◆ What is needed ◆
Locate all lines in the data below that hold "page" and show them.
=== Data to process ===
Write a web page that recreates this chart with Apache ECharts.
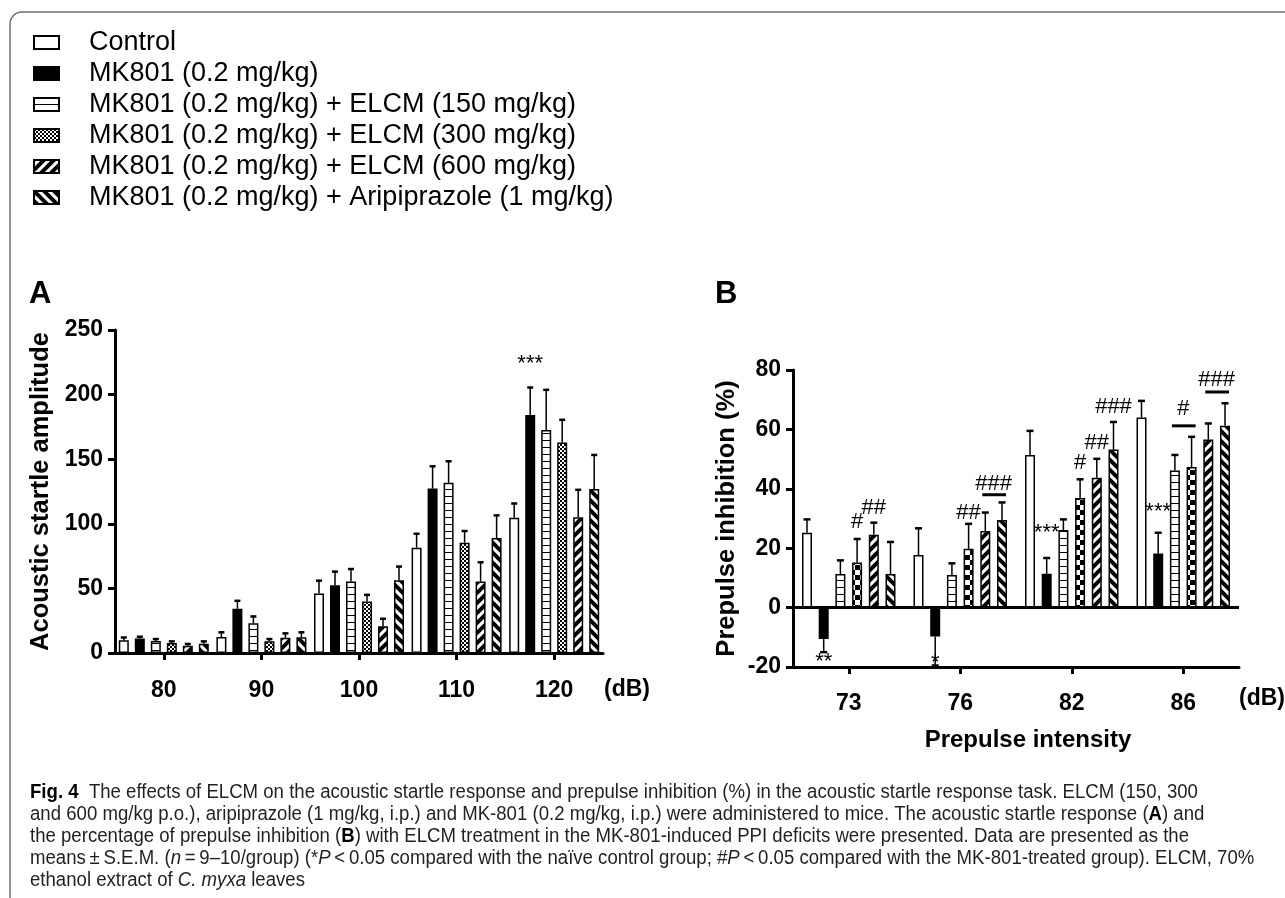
===
=== Data to process ===
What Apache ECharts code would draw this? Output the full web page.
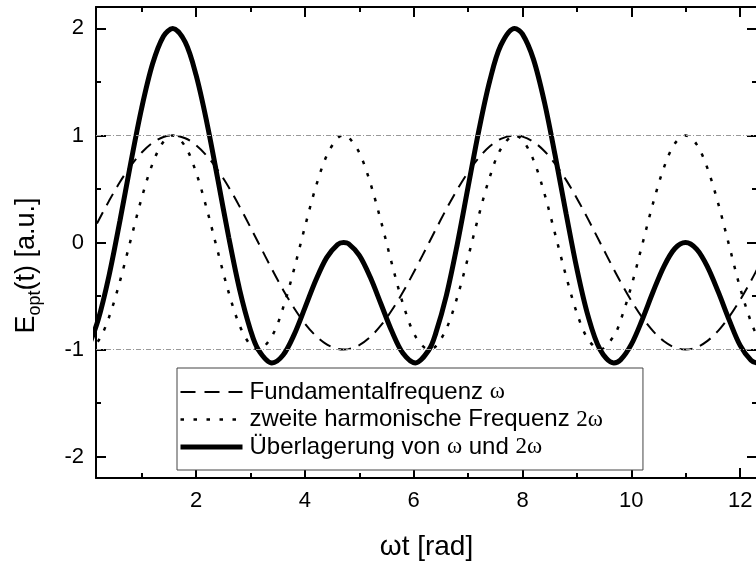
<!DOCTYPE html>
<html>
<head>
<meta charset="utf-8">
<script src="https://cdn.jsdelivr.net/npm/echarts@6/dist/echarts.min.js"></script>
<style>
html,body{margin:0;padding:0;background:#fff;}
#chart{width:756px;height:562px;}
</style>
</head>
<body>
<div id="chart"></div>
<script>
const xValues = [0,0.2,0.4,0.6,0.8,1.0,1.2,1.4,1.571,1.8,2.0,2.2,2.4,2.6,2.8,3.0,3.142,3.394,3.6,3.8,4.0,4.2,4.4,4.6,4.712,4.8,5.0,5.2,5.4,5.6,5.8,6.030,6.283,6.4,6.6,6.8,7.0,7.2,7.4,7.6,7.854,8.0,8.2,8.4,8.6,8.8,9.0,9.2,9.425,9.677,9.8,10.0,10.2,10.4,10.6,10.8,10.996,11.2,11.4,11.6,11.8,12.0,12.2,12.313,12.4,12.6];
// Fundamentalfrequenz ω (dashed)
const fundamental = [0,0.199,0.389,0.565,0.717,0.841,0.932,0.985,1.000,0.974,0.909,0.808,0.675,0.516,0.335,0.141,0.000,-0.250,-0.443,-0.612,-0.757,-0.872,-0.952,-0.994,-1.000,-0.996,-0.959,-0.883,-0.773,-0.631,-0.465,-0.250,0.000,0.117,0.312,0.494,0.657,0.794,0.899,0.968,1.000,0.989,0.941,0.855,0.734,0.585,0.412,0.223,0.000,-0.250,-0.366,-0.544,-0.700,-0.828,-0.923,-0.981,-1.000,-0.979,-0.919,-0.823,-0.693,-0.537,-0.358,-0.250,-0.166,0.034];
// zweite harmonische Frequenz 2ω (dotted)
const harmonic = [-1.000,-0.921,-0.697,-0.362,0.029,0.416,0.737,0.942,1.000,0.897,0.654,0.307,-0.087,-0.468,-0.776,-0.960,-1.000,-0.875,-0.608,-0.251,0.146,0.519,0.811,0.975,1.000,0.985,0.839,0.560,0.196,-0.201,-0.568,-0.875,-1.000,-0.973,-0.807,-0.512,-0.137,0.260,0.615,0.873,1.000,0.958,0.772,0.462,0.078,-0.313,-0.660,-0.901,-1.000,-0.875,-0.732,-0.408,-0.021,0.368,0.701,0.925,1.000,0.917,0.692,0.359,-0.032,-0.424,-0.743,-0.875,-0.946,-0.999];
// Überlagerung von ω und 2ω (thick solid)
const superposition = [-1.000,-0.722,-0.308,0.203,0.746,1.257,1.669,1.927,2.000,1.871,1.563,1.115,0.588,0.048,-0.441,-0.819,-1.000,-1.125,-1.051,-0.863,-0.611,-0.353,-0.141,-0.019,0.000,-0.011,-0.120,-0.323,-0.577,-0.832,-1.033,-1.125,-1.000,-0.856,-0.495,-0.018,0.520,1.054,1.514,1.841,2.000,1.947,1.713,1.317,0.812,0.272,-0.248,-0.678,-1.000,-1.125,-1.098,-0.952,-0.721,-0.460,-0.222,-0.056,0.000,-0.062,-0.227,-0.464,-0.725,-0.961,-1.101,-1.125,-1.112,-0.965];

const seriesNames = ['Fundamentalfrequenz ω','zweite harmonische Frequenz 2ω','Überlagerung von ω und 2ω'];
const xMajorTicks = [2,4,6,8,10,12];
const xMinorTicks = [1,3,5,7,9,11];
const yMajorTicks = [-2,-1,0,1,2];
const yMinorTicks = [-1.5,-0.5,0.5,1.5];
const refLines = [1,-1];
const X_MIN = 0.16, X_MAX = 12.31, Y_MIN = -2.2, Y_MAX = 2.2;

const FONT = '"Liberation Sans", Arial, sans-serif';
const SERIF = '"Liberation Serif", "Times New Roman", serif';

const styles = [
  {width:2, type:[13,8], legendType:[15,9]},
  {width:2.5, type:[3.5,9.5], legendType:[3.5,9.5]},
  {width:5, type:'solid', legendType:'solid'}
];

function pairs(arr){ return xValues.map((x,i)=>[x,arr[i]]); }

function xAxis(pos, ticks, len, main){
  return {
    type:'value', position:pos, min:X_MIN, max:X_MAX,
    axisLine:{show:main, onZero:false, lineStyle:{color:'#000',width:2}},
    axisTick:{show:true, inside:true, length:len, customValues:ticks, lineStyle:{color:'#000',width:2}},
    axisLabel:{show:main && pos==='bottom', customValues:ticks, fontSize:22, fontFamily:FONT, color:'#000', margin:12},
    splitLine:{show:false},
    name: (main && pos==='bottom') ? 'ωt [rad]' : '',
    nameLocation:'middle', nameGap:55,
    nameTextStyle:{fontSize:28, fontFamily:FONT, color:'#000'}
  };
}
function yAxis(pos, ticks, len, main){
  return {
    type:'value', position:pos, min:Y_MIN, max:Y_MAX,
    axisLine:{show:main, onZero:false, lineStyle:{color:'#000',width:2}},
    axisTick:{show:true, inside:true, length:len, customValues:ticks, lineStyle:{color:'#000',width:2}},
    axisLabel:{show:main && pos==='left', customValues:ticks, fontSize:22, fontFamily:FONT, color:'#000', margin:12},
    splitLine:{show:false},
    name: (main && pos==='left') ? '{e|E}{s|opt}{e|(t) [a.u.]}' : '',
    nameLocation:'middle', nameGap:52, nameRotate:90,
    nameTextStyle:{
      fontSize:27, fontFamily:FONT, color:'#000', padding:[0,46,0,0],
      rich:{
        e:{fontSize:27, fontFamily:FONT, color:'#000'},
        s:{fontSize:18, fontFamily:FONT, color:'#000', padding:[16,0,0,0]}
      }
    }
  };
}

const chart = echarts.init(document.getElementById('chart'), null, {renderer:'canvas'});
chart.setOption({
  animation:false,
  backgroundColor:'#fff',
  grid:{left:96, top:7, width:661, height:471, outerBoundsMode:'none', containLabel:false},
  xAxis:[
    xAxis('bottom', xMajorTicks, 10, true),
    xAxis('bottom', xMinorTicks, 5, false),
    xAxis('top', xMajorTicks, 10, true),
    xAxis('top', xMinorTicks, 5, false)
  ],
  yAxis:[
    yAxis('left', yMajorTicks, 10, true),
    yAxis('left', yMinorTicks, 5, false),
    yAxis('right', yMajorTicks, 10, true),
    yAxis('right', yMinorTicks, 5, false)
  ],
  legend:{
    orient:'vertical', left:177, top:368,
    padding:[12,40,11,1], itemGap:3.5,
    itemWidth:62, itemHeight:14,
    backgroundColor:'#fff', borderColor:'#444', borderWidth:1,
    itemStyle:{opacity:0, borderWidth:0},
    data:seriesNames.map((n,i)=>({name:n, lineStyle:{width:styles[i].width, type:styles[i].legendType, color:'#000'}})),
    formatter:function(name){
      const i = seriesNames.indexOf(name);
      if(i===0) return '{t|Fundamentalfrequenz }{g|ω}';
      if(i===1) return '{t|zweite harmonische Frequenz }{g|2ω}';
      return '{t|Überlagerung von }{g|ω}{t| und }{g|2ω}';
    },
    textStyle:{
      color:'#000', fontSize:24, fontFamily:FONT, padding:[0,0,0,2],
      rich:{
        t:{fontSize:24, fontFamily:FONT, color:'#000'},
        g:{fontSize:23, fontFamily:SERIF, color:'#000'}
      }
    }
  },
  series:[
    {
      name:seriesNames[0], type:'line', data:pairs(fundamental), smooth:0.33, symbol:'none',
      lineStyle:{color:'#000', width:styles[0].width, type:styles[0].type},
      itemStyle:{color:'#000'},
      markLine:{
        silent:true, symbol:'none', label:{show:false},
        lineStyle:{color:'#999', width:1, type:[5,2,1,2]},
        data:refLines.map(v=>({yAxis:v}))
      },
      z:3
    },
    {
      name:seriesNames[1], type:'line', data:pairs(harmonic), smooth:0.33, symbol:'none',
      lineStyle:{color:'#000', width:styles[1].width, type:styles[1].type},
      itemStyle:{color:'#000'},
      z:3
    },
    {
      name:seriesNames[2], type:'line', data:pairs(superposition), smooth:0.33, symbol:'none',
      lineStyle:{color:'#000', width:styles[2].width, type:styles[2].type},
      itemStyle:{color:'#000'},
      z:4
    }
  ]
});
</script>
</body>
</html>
===
◆ Final result ◆
Write a web page that recreates this chart with Apache ECharts.
What Apache ECharts code would draw this? Output the full web page.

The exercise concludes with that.